Direction:
Please return exactly the run of lines that begins with the line containing "Generate a Python" and ends with the line containing "531, 529, 534, 536, 537, 536, 535, 534, 533, 533]", pictures excluded.

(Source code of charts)

>> START

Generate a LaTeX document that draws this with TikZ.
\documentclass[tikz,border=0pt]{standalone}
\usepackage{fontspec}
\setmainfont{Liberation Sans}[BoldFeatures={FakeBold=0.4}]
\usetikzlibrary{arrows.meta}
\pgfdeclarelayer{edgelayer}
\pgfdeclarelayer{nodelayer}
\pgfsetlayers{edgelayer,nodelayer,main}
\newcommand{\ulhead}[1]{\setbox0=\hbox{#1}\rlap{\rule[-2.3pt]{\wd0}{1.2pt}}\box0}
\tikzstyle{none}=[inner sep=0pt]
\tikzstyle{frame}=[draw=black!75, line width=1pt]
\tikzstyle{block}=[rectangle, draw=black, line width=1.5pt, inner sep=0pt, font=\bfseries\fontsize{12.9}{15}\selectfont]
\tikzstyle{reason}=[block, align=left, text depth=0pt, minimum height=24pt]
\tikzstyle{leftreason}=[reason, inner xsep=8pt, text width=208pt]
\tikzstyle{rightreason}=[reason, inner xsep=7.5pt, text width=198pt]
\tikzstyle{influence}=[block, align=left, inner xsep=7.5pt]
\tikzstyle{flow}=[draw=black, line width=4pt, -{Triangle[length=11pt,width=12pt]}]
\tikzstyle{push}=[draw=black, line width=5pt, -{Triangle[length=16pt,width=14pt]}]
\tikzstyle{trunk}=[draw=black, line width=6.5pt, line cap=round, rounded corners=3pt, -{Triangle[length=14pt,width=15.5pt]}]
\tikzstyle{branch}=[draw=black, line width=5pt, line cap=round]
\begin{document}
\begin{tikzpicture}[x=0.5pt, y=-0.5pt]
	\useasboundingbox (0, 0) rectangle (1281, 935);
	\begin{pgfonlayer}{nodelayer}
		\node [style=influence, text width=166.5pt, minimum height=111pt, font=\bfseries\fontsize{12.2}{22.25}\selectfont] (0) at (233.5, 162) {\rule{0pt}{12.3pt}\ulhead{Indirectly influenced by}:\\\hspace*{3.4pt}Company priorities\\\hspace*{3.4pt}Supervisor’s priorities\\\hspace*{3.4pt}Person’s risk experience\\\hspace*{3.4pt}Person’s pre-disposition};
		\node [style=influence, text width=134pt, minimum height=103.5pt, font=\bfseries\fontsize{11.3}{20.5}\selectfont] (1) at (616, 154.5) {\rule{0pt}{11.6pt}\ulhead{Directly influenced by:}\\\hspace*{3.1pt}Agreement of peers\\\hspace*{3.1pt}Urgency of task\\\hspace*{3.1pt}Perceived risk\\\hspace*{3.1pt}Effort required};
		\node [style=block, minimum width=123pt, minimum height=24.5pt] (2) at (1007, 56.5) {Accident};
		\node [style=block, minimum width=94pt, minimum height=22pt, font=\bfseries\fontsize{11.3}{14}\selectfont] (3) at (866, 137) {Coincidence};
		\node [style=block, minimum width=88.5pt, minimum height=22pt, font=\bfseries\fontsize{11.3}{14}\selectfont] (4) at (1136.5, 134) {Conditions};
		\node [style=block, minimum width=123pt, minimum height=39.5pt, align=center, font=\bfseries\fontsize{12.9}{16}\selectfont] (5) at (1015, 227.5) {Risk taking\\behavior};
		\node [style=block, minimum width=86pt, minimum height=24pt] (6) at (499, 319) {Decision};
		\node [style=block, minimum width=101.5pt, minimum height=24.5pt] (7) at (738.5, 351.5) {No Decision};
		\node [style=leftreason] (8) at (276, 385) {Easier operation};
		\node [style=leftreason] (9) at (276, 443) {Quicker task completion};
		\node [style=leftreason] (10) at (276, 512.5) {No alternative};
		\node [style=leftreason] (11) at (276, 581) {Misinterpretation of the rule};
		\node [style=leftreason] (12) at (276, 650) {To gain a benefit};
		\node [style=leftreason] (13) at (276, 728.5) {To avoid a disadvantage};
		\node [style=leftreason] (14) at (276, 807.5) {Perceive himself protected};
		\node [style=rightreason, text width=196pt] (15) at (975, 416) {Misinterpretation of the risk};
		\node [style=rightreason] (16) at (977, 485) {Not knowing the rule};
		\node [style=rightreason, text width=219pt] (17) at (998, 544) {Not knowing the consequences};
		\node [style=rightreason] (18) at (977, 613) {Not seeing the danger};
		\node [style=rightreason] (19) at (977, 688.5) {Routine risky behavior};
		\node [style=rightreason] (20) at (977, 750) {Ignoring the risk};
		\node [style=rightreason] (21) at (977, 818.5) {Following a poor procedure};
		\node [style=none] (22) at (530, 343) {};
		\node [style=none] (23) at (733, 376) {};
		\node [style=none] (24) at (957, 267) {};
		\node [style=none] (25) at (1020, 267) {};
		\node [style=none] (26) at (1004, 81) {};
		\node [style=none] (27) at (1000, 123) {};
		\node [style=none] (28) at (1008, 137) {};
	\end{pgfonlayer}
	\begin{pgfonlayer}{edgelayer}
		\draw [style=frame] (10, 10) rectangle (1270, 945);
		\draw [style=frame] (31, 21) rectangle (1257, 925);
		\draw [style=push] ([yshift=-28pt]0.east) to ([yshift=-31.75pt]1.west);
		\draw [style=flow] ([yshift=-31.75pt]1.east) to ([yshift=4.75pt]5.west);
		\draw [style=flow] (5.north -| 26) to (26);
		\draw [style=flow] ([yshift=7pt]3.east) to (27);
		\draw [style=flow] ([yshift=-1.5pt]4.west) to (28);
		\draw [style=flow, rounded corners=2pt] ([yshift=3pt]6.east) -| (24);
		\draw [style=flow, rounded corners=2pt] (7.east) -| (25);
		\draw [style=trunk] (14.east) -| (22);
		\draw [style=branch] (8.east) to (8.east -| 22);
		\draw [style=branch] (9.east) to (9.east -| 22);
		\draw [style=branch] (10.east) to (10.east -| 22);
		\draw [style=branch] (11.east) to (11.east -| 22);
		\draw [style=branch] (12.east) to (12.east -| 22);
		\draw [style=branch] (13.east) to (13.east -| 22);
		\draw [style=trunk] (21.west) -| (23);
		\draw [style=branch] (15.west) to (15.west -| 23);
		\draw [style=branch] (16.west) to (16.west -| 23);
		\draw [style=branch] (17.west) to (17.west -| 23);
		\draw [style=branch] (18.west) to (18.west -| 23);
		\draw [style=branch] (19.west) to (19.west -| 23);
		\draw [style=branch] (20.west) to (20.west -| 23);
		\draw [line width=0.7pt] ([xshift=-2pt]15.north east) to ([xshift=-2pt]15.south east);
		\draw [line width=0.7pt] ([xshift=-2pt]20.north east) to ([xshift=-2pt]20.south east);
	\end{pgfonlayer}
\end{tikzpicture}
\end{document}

>> END
>> START

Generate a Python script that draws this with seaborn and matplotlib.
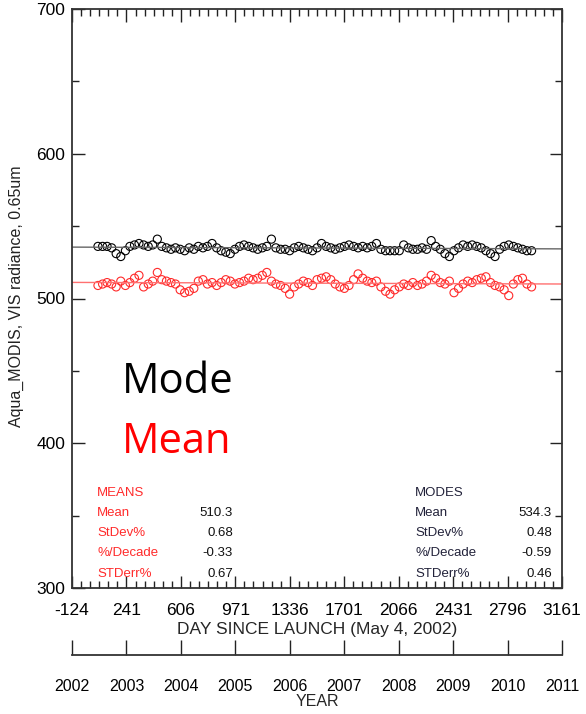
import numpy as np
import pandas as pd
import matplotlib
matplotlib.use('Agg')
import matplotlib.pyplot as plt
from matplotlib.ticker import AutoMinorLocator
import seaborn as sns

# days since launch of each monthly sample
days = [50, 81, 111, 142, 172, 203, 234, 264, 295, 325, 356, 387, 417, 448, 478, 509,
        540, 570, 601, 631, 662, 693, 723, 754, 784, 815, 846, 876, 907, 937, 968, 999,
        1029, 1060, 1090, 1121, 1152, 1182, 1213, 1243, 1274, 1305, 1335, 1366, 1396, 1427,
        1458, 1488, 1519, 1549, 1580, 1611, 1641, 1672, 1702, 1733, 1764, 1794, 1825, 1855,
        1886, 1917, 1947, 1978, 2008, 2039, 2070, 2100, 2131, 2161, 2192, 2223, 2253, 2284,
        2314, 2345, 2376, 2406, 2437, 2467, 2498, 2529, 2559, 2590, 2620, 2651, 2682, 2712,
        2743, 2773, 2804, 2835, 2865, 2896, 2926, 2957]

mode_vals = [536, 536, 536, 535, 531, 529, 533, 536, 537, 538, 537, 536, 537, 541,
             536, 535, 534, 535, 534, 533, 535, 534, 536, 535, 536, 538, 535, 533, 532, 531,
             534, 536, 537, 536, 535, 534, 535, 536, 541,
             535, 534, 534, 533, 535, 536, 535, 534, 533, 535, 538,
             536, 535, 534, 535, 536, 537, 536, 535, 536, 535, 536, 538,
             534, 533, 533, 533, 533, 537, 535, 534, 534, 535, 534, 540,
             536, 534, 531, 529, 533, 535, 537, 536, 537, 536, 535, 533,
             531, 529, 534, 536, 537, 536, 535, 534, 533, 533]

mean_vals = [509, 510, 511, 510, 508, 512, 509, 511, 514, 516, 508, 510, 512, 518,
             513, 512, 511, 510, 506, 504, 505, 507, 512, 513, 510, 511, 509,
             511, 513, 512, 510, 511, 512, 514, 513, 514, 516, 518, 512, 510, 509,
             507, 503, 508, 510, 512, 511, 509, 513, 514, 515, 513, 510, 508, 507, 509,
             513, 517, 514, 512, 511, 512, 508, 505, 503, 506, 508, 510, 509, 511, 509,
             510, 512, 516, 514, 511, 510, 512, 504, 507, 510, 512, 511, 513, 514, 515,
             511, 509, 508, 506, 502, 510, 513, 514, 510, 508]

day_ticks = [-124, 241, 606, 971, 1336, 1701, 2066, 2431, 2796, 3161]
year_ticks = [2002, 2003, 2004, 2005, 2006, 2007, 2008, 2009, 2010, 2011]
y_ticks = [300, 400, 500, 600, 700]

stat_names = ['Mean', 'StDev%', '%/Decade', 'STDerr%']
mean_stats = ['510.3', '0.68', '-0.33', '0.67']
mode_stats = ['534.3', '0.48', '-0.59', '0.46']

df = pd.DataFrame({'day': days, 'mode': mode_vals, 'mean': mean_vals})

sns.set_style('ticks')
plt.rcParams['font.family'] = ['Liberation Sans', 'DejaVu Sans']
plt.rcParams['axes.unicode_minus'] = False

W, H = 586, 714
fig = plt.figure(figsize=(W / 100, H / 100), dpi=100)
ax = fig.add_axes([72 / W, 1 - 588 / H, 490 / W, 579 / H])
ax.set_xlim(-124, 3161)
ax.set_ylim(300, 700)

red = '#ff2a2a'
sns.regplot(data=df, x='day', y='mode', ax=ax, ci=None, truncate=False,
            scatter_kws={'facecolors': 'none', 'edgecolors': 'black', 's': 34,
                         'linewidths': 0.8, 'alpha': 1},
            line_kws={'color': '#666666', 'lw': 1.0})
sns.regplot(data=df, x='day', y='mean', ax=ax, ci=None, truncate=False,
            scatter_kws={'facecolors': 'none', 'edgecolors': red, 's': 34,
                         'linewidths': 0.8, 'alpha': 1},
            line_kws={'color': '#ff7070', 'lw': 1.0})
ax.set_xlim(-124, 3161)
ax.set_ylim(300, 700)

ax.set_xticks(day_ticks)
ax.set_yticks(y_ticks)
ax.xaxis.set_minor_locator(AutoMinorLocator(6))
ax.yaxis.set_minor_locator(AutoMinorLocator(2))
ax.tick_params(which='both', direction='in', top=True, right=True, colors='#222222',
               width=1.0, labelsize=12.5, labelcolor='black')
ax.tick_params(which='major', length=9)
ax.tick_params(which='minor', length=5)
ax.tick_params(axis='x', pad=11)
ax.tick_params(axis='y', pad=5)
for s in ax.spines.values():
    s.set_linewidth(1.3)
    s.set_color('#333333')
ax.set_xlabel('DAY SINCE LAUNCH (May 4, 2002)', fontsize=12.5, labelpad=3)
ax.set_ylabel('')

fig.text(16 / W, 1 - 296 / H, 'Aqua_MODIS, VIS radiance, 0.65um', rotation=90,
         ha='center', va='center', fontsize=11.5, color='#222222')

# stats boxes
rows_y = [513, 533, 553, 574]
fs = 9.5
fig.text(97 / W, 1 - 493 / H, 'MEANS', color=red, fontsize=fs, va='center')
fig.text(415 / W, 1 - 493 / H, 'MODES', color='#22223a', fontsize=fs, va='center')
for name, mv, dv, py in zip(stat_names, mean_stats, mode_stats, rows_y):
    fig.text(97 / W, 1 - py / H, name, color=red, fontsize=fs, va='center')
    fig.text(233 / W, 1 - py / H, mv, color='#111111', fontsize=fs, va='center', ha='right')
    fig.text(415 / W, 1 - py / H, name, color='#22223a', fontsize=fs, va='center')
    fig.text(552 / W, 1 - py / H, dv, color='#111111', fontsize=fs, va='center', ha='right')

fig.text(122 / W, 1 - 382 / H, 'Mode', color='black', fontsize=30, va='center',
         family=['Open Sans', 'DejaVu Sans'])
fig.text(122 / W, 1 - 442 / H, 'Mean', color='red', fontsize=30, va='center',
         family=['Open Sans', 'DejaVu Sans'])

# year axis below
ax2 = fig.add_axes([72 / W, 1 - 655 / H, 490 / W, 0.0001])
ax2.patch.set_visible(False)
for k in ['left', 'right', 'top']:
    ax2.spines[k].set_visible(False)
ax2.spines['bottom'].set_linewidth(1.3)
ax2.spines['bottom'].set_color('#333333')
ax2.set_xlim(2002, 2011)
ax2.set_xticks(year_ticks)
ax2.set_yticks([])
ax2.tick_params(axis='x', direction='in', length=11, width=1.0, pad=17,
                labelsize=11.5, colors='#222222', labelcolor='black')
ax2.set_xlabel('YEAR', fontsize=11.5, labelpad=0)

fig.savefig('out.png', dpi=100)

>> END

Completed task:
Generate a Python script that draws this with seaborn and matplotlib.
import numpy as np
import pandas as pd
import matplotlib
matplotlib.use('Agg')
import matplotlib.pyplot as plt
from matplotlib.ticker import AutoMinorLocator
import seaborn as sns

# days since launch of each monthly sample
days = [50, 81, 111, 142, 172, 203, 234, 264, 295, 325, 356, 387, 417, 448, 478, 509,
        540, 570, 601, 631, 662, 693, 723, 754, 784, 815, 846, 876, 907, 937, 968, 999,
        1029, 1060, 1090, 1121, 1152, 1182, 1213, 1243, 1274, 1305, 1335, 1366, 1396, 1427,
        1458, 1488, 1519, 1549, 1580, 1611, 1641, 1672, 1702, 1733, 1764, 1794, 1825, 1855,
        1886, 1917, 1947, 1978, 2008, 2039, 2070, 2100, 2131, 2161, 2192, 2223, 2253, 2284,
        2314, 2345, 2376, 2406, 2437, 2467, 2498, 2529, 2559, 2590, 2620, 2651, 2682, 2712,
        2743, 2773, 2804, 2835, 2865, 2896, 2926, 2957]

mode_vals = [536, 536, 536, 535, 531, 529, 533, 536, 537, 538, 537, 536, 537, 541,
             536, 535, 534, 535, 534, 533, 535, 534, 536, 535, 536, 538, 535, 533, 532, 531,
             534, 536, 537, 536, 535, 534, 535, 536, 541,
             535, 534, 534, 533, 535, 536, 535, 534, 533, 535, 538,
             536, 535, 534, 535, 536, 537, 536, 535, 536, 535, 536, 538,
             534, 533, 533, 533, 533, 537, 535, 534, 534, 535, 534, 540,
             536, 534, 531, 529, 533, 535, 537, 536, 537, 536, 535, 533,
             531, 529, 534, 536, 537, 536, 535, 534, 533, 533]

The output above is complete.